Welcome to the decidedly depressing new world of concert-going sans mates.
I’ve done it once or twice before. Turned up at a show on my tod only to rush off a few texts and discover old acquaintances dotted across the venue.
It used to be strangely exciting wondering who would emerge as my gig buddy in the dark recesses of a rowdy rock club. But only because I always knew someone would be there to rescue me from no-mates hell.
That all changed last month when I arrived at a gig without a pal and failed miserably to find one all night.
It all started when Plus One turned me down – imagine Alice Cooper circa 1978 refusing a drink and you’ll understand the magnitude of that snub.
Dave Merch claimed he was in Manchester. Voodoo was playing hoops. And Self Made Man would have laughed me out of town had I invited him to this particular event.
But I headed on over confident enough that someone would respond to my heartfelt plea for companionship and perhaps, even, buy me a beer.
No such luck. For starters I was twice the age of most of my fellow giggers. And I don’t have many mates under the age of 14…

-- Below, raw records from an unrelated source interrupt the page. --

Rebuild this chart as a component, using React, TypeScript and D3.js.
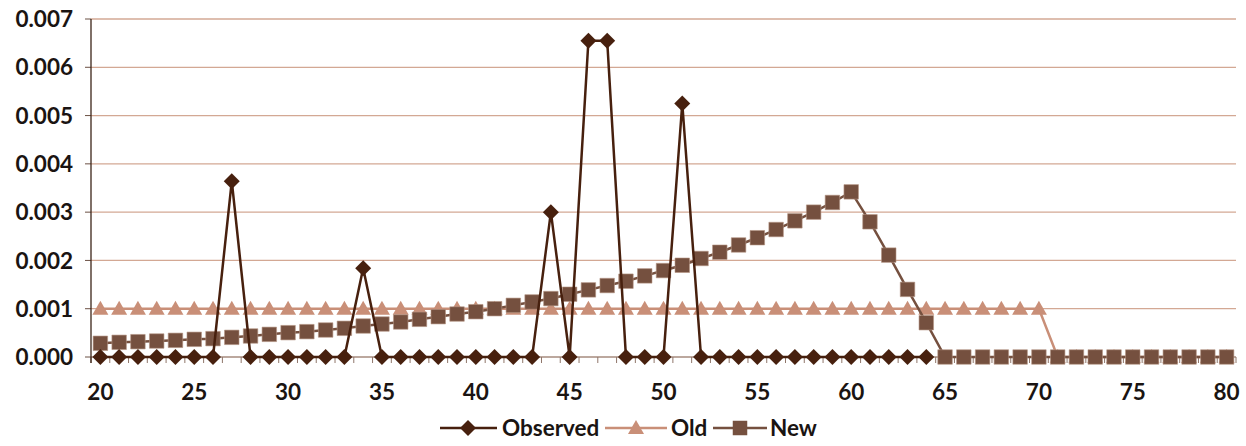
import React from "react";
import * as d3 from "d3";

// Ages on the category axis
const ages: number[] = d3.range(20, 81);

// Observed rates, ages 20–64
const observedAges: number[] = d3.range(20, 65);
const observedValues: number[] = [
  0, 0, 0, 0, 0, 0, 0, 0.00364, 0, 0,
  0, 0, 0, 0, 0.00184, 0, 0, 0, 0, 0,
  0, 0, 0, 0, 0.003, 0, 0.00655, 0.00655, 0, 0,
  0, 0.00525, 0, 0, 0, 0, 0, 0, 0, 0,
  0, 0, 0, 0, 0,
];

// Old schedule: flat up to 70, zero afterwards
const oldValues: number[] = [
  0.001, 0.001, 0.001, 0.001, 0.001, 0.001, 0.001, 0.001, 0.001, 0.001,
  0.001, 0.001, 0.001, 0.001, 0.001, 0.001, 0.001, 0.001, 0.001, 0.001,
  0.001, 0.001, 0.001, 0.001, 0.001, 0.001, 0.001, 0.001, 0.001, 0.001,
  0.001, 0.001, 0.001, 0.001, 0.001, 0.001, 0.001, 0.001, 0.001, 0.001,
  0.001, 0.001, 0.001, 0.001, 0.001, 0.001, 0.001, 0.001, 0.001, 0.001,
  0.001, 0, 0, 0, 0, 0, 0, 0, 0, 0,
  0,
];

// New schedule
const newValues: number[] = [
  0.000284, 0.000304, 0.000317, 0.000331, 0.000345, 0.000366, 0.00038, 0.000407, 0.000435, 0.000469,
  0.000504, 0.000525, 0.000559, 0.000594, 0.000642, 0.000683, 0.000725, 0.00078, 0.000835, 0.00089,
  0.000938, 0.001, 0.00107, 0.00114, 0.00121, 0.0013, 0.00139, 0.00148, 0.00157, 0.00168,
  0.00179, 0.0019, 0.00204, 0.00217, 0.00232, 0.00247, 0.00264, 0.00282, 0.003, 0.0032,
  0.00342, 0.0028, 0.00211, 0.0014, 0.00071, 0, 0, 0, 0, 0,
  0, 0, 0, 0, 0, 0, 0, 0, 0, 0,
  0,
];

const yTicks: number[] = [0, 0.001, 0.002, 0.003, 0.004, 0.005, 0.006, 0.007];
const xTickLabels: number[] = [20, 25, 30, 35, 40, 45, 50, 55, 60, 65, 70, 75, 80];

const C_OBS = "#47200e";
const C_OLD = "#c98f78";
const C_NEW = "#75503f";
const C_GRID = "#d3a894";
const FONT = "Lato, 'Open Sans', sans-serif";
const FS = 22.5;

const W = 1246;
const H = 446;
const left = 91;
const right = 1236;
const top = 19;
const bottom = 357;

type Pt = [number, number];

export default function App() {
  const x = d3.scalePoint<number>().domain(ages).range([left, right]).padding(0.5);
  const step = x.step();
  const y = d3.scaleLinear().domain([0, 0.007]).range([bottom, top]);
  const line = d3
    .line<Pt>()
    .x((d) => x(d[0]) as number)
    .y((d) => y(d[1]));

  const obsPts: Pt[] = observedAges.map((a, i) => [a, observedValues[i]]);
  const oldPts: Pt[] = ages.map((a, i) => [a, oldValues[i]]);
  const newPts: Pt[] = ages.map((a, i) => [a, newValues[i]]);

  const diamond = (cx: number, cy: number, r: number) =>
    `M${cx},${cy - r}L${cx + r},${cy}L${cx},${cy + r}L${cx - r},${cy}Z`;
  const triangle = (cx: number, cy: number) =>
    `M${cx},${cy - 8}L${cx + 8},${cy + 6}L${cx - 8},${cy + 6}Z`;
  const square = (cx: number, cy: number, s: number) =>
    `M${cx - s / 2},${cy - s / 2}h${s}v${s}h${-s}Z`;

  const boundaries = d3.range(0, ages.length + 1).map((i) => left + i * step);

  return (
    <svg width={W} height={H} style={{ position: "absolute", left: 0, top: 0, background: "#fff" }}>
      {/* gridlines and y ticks */}
      {yTicks.map((t) => (
        <g key={t}>
          {t > 0 && (
            <line x1={left} x2={right} y1={y(t)} y2={y(t)} stroke={C_GRID} strokeWidth={1.3} />
          )}
          <line x1={left - 6} x2={left} y1={y(t)} y2={y(t)} stroke="#6b5044" strokeWidth={1} />
          <text
            x={73}
            y={y(t)}
            dy="0.36em"
            textAnchor="end"
            fontFamily={FONT}
            fontWeight={700}
            fontSize={FS}
            fill="#1a1412"
          >
            {t.toFixed(3)}
          </text>
        </g>
      ))}

      {/* x axis */}
      <line x1={left} x2={right} y1={bottom} y2={bottom} stroke="#a68b7e" strokeWidth={1.3} />
      {boundaries.map((bx, i) => (
        <line key={i} x1={bx} x2={bx} y1={bottom} y2={bottom + 6} stroke="#8f766a" strokeWidth={1} />
      ))}
      <line x1={left} x2={left} y1={top} y2={bottom + 6} stroke="#3b2418" strokeWidth={1.3} />
      {xTickLabels.map((v) => (
        <text
          key={v}
          x={x(v) as number}
          y={400}
          textAnchor="middle"
          fontFamily={FONT}
          fontWeight={700}
          fontSize={FS}
          fill="#1a1412"
        >
          {v}
        </text>
      ))}

      {/* Old */}
      <path d={line(oldPts) ?? ""} fill="none" stroke={C_OLD} strokeWidth={2.5} />
      {oldPts.map((p, i) => (
        <path key={i} d={triangle(x(p[0]) as number, y(p[1]))} fill={C_OLD} />
      ))}

      {/* New */}
      <path d={line(newPts) ?? ""} fill="none" stroke={C_NEW} strokeWidth={2.5} />
      {newPts.map((p, i) => (
        <path key={i} d={square(x(p[0]) as number, y(p[1]), 14.5)} fill={C_NEW} stroke="#b69585" strokeWidth={0.6} />
      ))}

      {/* Observed */}
      <path d={line(obsPts) ?? ""} fill="none" stroke={C_OBS} strokeWidth={2.5} />
      {obsPts.map((p, i) => (
        <path key={i} d={diamond(x(p[0]) as number, y(p[1]), 8)} fill={C_OBS} />
      ))}

      {/* legend */}
      <g fontFamily={FONT} fontWeight={700} fontSize={FS} fill="#1a1412">
        <line x1={440} x2={497} y1={428} y2={428} stroke={C_OBS} strokeWidth={2.5} />
        <path d={diamond(468, 428, 8)} fill={C_OBS} />
        <text x={502} y={436}>Observed</text>

        <line x1={605} x2={667} y1={428} y2={428} stroke={C_OLD} strokeWidth={2.5} />
        <path d={triangle(636, 428)} fill={C_OLD} />
        <text x={671} y={436}>Old</text>

        <line x1={713} x2={767} y1={428} y2={428} stroke={C_NEW} strokeWidth={2.5} />
        <path d={square(740, 428, 14.5)} fill={C_NEW} />
        <text x={770} y={436}>New</text>
      </g>
    </svg>
  );
}
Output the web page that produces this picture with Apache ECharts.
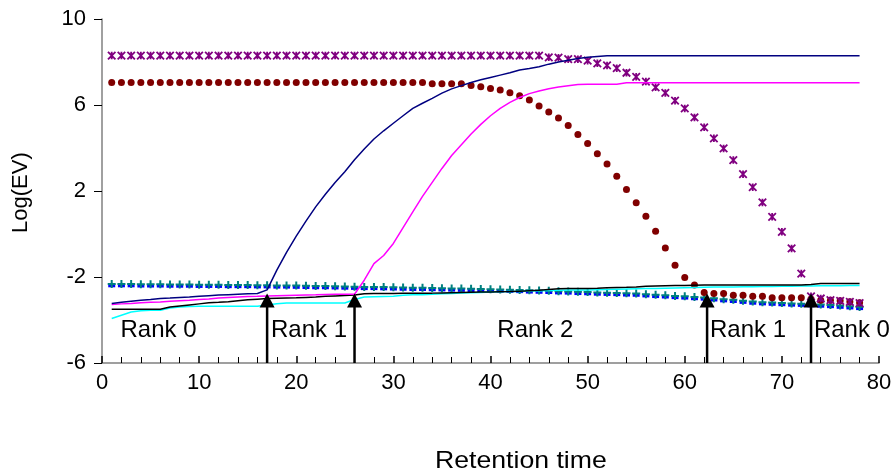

I was wearing a white hoodie and flared jeans. Ninety-nine per cent of the people in there were wearing tight black clothing from head to toe and sporting more piercings than Def Leppard has sold records.
None of my text best friends msgd me all nite. And after 20 minutes I started to get some pretty weird looks from security staff and the pockets of parents stood at the back in ‘discreet babysitter’ mode.
Why on earth they were interested in a bloke with a beard on his own at a gig billed as ‘over-14s only’ is anyone’s guess.
I started humming Terrorvision’s Pretend Best Friend as I ambled towards the bar to give the false impression I was mates with the lad serving energy drinks to the kids and pints to their parents. Then there was the mood of defiance when Accept’s Glad To Be Alone suddenly resonated with me after all these years (and I never thought that would happen).
But let’s face it. I was only putting on a brave face. For myself or to myself, I couldn’t decide. I started revelling in the cheap rounds and the fact there was nobody shouting in my ear while I hummed along to my favourite choruses.
I could buy a T-shirt safe in the knowledge nobody would roll their eyes at the throwing away of another 15 quid in the midst of a recession. And I knew I could leave when I wanted and go where I wanted.
Of course that didn’t hide the fact I had no mates. I had no mates at a gig where groups of friends outnumbered saddo loners by 100-1 (at least). I had to stand for two hours without uttering a word to anyone and the only person I could share this harrowing experience with was…me.
I don’t intend to listen to Alone again anytime soon. But if you see Dokken’s Alone Again flashing up on my iPod then feel free to take pity – or a guitar to my head.